Classifications of Petty Theft Offenses in Minnesota
Petty theft charges and potential penalties vary based on the value of the goods or services taken. Here’s a look at how Minnesota prosecutes petty theft.
Property Valued at Less than $500
Stealing property valued at less than $500 is considered petty theft and is punishable by up to 90 days in jail and fines up to $1,000.
Property Valued Between $500 and $1,000
If the stolen property is valued between $500 and $1,000, and the person doesn’t have a previous theft on their record, a person can be punished by a fine up to $3,000 and/or imprisonment for up to a year.
Property Valued Between $1,000 and $5,000
A theft valued between $1,000 and $5,000 is punishable by imprisonment of no more than five years and fines not in excess of $10,000. A person can also be charged at this level if they steal property valued between $500 and $1,000 if they have a previous theft conviction within the last five years.

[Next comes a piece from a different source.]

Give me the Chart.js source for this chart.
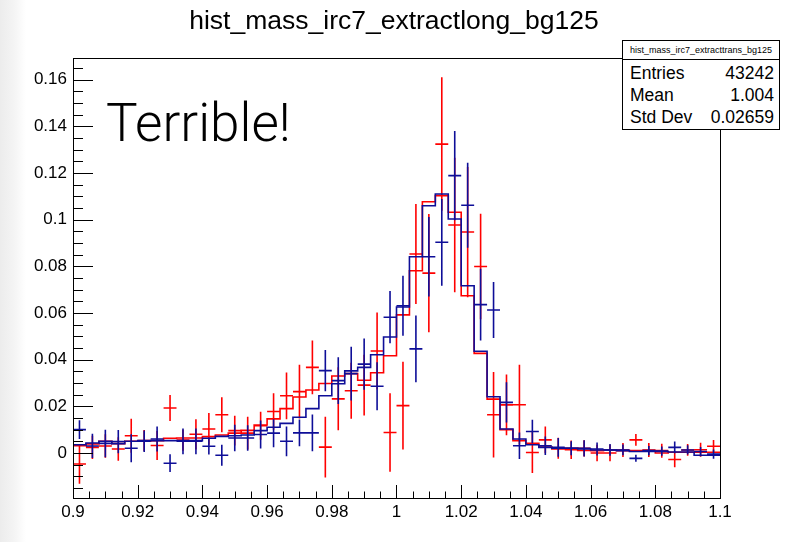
<!DOCTYPE html>
<html>
<head>
<meta charset="utf-8">
<script src="https://cdn.jsdelivr.net/npm/chart.js@4.4.1/dist/chart.umd.min.js"></script>
<style>
  body { margin: 0; background: linear-gradient(to right, #ececec 0px, #f4f4f4 14px, #ffffff 26px); }
  #wrap { position: relative; width: 798px; height: 542px; }
  #c { position: absolute; left: 0; top: 0; }
  #title { position: absolute; left: 0; top: 4px; width: 788px; text-align: center; color: #000;
           font: 26.5px "Liberation Sans", Arial, sans-serif; line-height: 32px; }
  #note { position: absolute; left: 106px; top: 93px; font: 300 53px Roboto, "Open Sans", sans-serif; line-height: 60px; color: #000; }
  #stats { position: absolute; left: 622px; top: 40px; width: 156px; height: 88px; background: #fff;
           border: 1px solid #000; font-family: "Liberation Sans", Arial, sans-serif; color: #000; }
  #stats .head { height: 18px; line-height: 18px; border-bottom: 1px solid #000; font-size: 9px; text-align: center; }
  #stats .rows { padding-top: 2px; }
  #stats .row { display: flex; justify-content: space-between; padding: 0 5px 0 7px; height: 22px; line-height: 22px; font-size: 17.5px; }
</style>
</head>
<body>
<div id="wrap">
  <canvas id="c" width="798" height="542"></canvas>
  <div id="title">hist_mass_irc7_extractlong_bg125</div>
  <div id="note">Terrible!</div>
  <div id="stats">
    <div class="head">hist_mass_irc7_extracttrans_bg125</div>
    <div class="rows">
      <div class="row"><span>Entries</span><span>43242</span></div>
      <div class="row"><span>Mean</span><span>1.004</span></div>
      <div class="row"><span>Std Dev</span><span>0.02659</span></div>
    </div>
  </div>
</div>
<script>
// binning: 50 bins from 0.9 to 1.1
const binLow = 0.9;
const binWidth = 0.004;

// histogram contents (drawn as outlines)
const redHist = [
  0.0045, 0.0031, 0.0039, 0.0050, 0.0040, 0.0050, 0.0050, 0.0053, 0.0063, 0.0064,
  0.0064, 0.0070, 0.0077, 0.0085, 0.0097, 0.0120, 0.0146, 0.0190, 0.0240, 0.0270,
  0.0298, 0.0330, 0.0340, 0.0312, 0.0344, 0.0417, 0.0592, 0.0781, 0.1077, 0.1103,
  0.1032, 0.0674, 0.0427, 0.0231, 0.0100, 0.0053, 0.0041, 0.0025, 0.0017, 0.0020,
  0.0011, 0.0010, 0.0013, 0.0010, 0.0010, 0.0010, 0.0000, 0.0003, 0.0003, 0.0003
];
const blueHist = [
  0.0040, 0.0035, 0.0043, 0.0050, 0.0040, 0.0050, 0.0053, 0.0053, 0.0053, 0.0053,
  0.0053, 0.0063, 0.0071, 0.0074, 0.0077, 0.0096, 0.0110, 0.0127, 0.0153, 0.0190,
  0.0245, 0.0297, 0.0352, 0.0367, 0.0421, 0.0497, 0.0626, 0.0841, 0.1060, 0.1110,
  0.1003, 0.0717, 0.0436, 0.0241, 0.0103, 0.0060, 0.0035, 0.0024, 0.0020, 0.0020,
  0.0017, 0.0013, 0.0013, 0.0010, 0.0006, 0.0006, 0.0006, 0.0004, 0.0004, -0.0010
];

// points with errors
const redPts = [
  -0.0047, 0.0024, 0.0030, 0.0017, 0.0074, 0.0053, 0.0032, 0.0193, 0.0055, 0.0080,
  0.0103, 0.0164, 0.0096, 0.0085, 0.0117, 0.0178, 0.0245, 0.0263, 0.0367, 0.0025,
  0.0232, 0.0267, 0.0291, 0.0437, 0.0088, 0.0203, 0.0853, 0.0771, 0.1324, 0.0977,
  0.0947, 0.0799, 0.0164, 0.0206, 0.0207, 0.0002, 0.0056, 0.0020, 0.0014, 0.0020,
  0.0000, 0.0000, 0.0013, 0.0056, 0.0013, 0.0010, -0.0028, 0.0013, 0.0014, 0.0029
];
const redErr = [
  0.0085, 0.0050, 0.0050, 0.0050, 0.0073, 0.0045, 0.0062, 0.0056, 0.0045, 0.0065,
  0.0068, 0.0075, 0.0064, 0.0070, 0.0060, 0.0078, 0.0100, 0.0115, 0.0115, 0.0130,
  0.0135, 0.0120, 0.0130, 0.0165, 0.0168, 0.0188, 0.0214, 0.0253, 0.0286, 0.0288,
  0.0279, 0.0226, 0.0183, 0.0130, 0.0171, 0.0088, 0.0057, 0.0045, 0.0040, 0.0035,
  0.0035, 0.0035, 0.0030, 0.0025, 0.0030, 0.0030, 0.0033, 0.0025, 0.0030, 0.0027
];
const bluePts = [
  0.0100, 0.0030, 0.0041, 0.0049, 0.0020, 0.0050, 0.0060, -0.0044, 0.0050, 0.0050,
  0.0029, -0.0010, 0.0064, 0.0064, 0.0079, 0.0085, 0.0050, 0.0086, 0.0086, 0.0353,
  0.0310, 0.0340, 0.0381, 0.0286, 0.0582, 0.0631, 0.0446, 0.0841, 0.0903, 0.1189,
  0.1062, 0.0636, 0.0613, 0.0217, 0.0031, 0.0092, 0.0031, 0.0024, 0.0020, 0.0020,
  0.0017, 0.0013, 0.0013, -0.0023, 0.0010, 0.0008, 0.0024, 0.0013, 0.0006, -0.0005
];
const blueErr = [
  0.0040, 0.0052, 0.0059, 0.0050, 0.0060, 0.0046, 0.0054, 0.0038, 0.0055, 0.0055,
  0.0036, 0.0045, 0.0057, 0.0055, 0.0060, 0.0060, 0.0064, 0.0057, 0.0079, 0.0088,
  0.0100, 0.0115, 0.0110, 0.0103, 0.0112, 0.0129, 0.0143, 0.0170, 0.0186, 0.0191,
  0.0182, 0.0154, 0.0120, 0.0086, 0.0057, 0.0050, 0.0040, 0.0040, 0.0030, 0.0035,
  0.0028, 0.0025, 0.0023, 0.0015, 0.0020, 0.0020, 0.0025, 0.0020, 0.0020, 0.0020
];

// axis labels
const xTickVals = [0.9, 0.92, 0.94, 0.96, 0.98, 1.0, 1.02, 1.04, 1.06, 1.08, 1.1];
const xTickLabels = ["0.9", "0.92", "0.94", "0.96", "0.98", "1", "1.02", "1.04", "1.06", "1.08", "1.1"];
const yTickVals = [0, 0.02, 0.04, 0.06, 0.08, 0.1, 0.12, 0.14, 0.16];
const yTickLabels = ["0", "0.02", "0.04", "0.06", "0.08", "0.1", "0.12", "0.14", "0.16"];

const RED = 'rgb(255,0,0)';
const BLUE = 'rgb(14,14,152)';

// outline: one point per left edge plus the last right edge
function stepPoints(vals) {
  const pts = vals.map((v, i) => ({ x: binLow + i * binWidth, y: v }));
  pts.push({ x: binLow + vals.length * binWidth, y: vals[vals.length - 1] });
  return pts;
}

// crosses: vertical error bar + horizontal bin-width bar, separated by gaps
function crossPoints(vals, errs) {
  const pts = [];
  vals.forEach((v, i) => {
    const c = binLow + (i + 0.5) * binWidth;
    pts.push({ x: c, y: v - errs[i] }, { x: c, y: v + errs[i] }, { x: c, y: null });
    pts.push({ x: c - binWidth / 2, y: v }, { x: c + binWidth / 2, y: v }, { x: c, y: null });
  });
  return pts;
}

// frame with inward ticks, ROOT style
const frameTicks = {
  id: 'frameTicks',
  afterDatasetsDraw(chart) {
    const { ctx, chartArea: a, scales: { x, y } } = chart;
    ctx.save();
    ctx.strokeStyle = '#000';
    ctx.lineWidth = 1;
    ctx.strokeRect(Math.round(a.left) + 0.5, Math.round(a.top) + 0.5,
                   Math.round(a.right - a.left), Math.round(a.bottom - a.top));
    ctx.beginPath();
    for (let k = 0; k <= 40; k++) {
      const v = 0.9 + k * 0.005;
      const px = Math.round(x.getPixelForValue(v)) + 0.5;
      const len = (k % 4 === 0) ? 13 : 6.5;
      ctx.moveTo(px, a.bottom);
      ctx.lineTo(px, a.bottom - len);
    }
    for (let k = -3; k <= 33; k++) {
      const v = k * 0.005;
      const py = Math.round(y.getPixelForValue(v)) + 0.5;
      if (py < a.top || py > a.bottom) continue;
      const len = (k % 4 === 0) ? 20 : 10;
      ctx.moveTo(a.left, py);
      ctx.lineTo(a.left + len, py);
    }
    ctx.stroke();
    ctx.restore();
  }
};

const lineStyle = { pointRadius: 0, pointHoverRadius: 0, fill: false, spanGaps: false, tension: 0 };

new Chart(document.getElementById('c'), {
  type: 'line',
  data: {
    datasets: [
      { ...lineStyle, label: 'blue points', data: crossPoints(bluePts, blueErr), borderColor: BLUE, borderWidth: 1.6, order: 1 },
      { ...lineStyle, label: 'blue hist', data: stepPoints(blueHist), stepped: 'after', borderColor: BLUE, borderWidth: 1.6, order: 2 },
      { ...lineStyle, label: 'red points', data: crossPoints(redPts, redErr), borderColor: RED, borderWidth: 1.6, order: 3 },
      { ...lineStyle, label: 'red hist', data: stepPoints(redHist), stepped: 'after', borderColor: RED, borderWidth: 1.6, order: 4 }
    ]
  },
  options: {
    responsive: false,
    animation: false,
    layout: { padding: { left: 0, right: 78, top: 58, bottom: 0 } },
    plugins: {
      legend: { display: false },
      tooltip: { enabled: false },
      title: { display: false }
    },
    scales: {
      x: {
        type: 'linear', min: 0.9, max: 1.1,
        grid: { display: false, drawTicks: false },
        border: { display: false },
        afterBuildTicks: s => { s.ticks = xTickVals.map(v => ({ value: v })); },
        afterFit: s => { s.height = 44; },
        ticks: {
          padding: 4, color: '#000', autoSkip: false, maxRotation: 0,
          font: { family: '"Liberation Sans", Arial, sans-serif', size: 17 },
          callback: (v, i) => xTickLabels[i]
        }
      },
      y: {
        type: 'linear', min: -0.0193, max: 0.1693,
        grid: { display: false, drawTicks: false },
        border: { display: false },
        afterBuildTicks: s => { s.ticks = yTickVals.map(v => ({ value: v })); },
        afterFit: s => { s.width = 73; },
        ticks: {
          padding: 6, color: '#000',
          font: { family: '"Liberation Sans", Arial, sans-serif', size: 17 },
          callback: (v, i) => yTickLabels[i]
        }
      }
    }
  },
  plugins: [frameTicks]
});
</script>
</body>
</html>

Property Valued Between $5,000 and $35,000
This is punishable by up to 10 years in jail and fines not exceeding $20,000.
Property Valued at More Than $35,000
Stealing property valued at more than $35,000 is punishable by up to 20 years in prison and fines up to $100,000.
In any of the above incidents, the person who commits the theft may also be held civilly liable to the owner of the property for the value of the stolen items. In any instance, getting caught stealing from work can cost you your job, your freedom and your bank account, so always hire a criminal defense attorney if you are charged with a theft crime.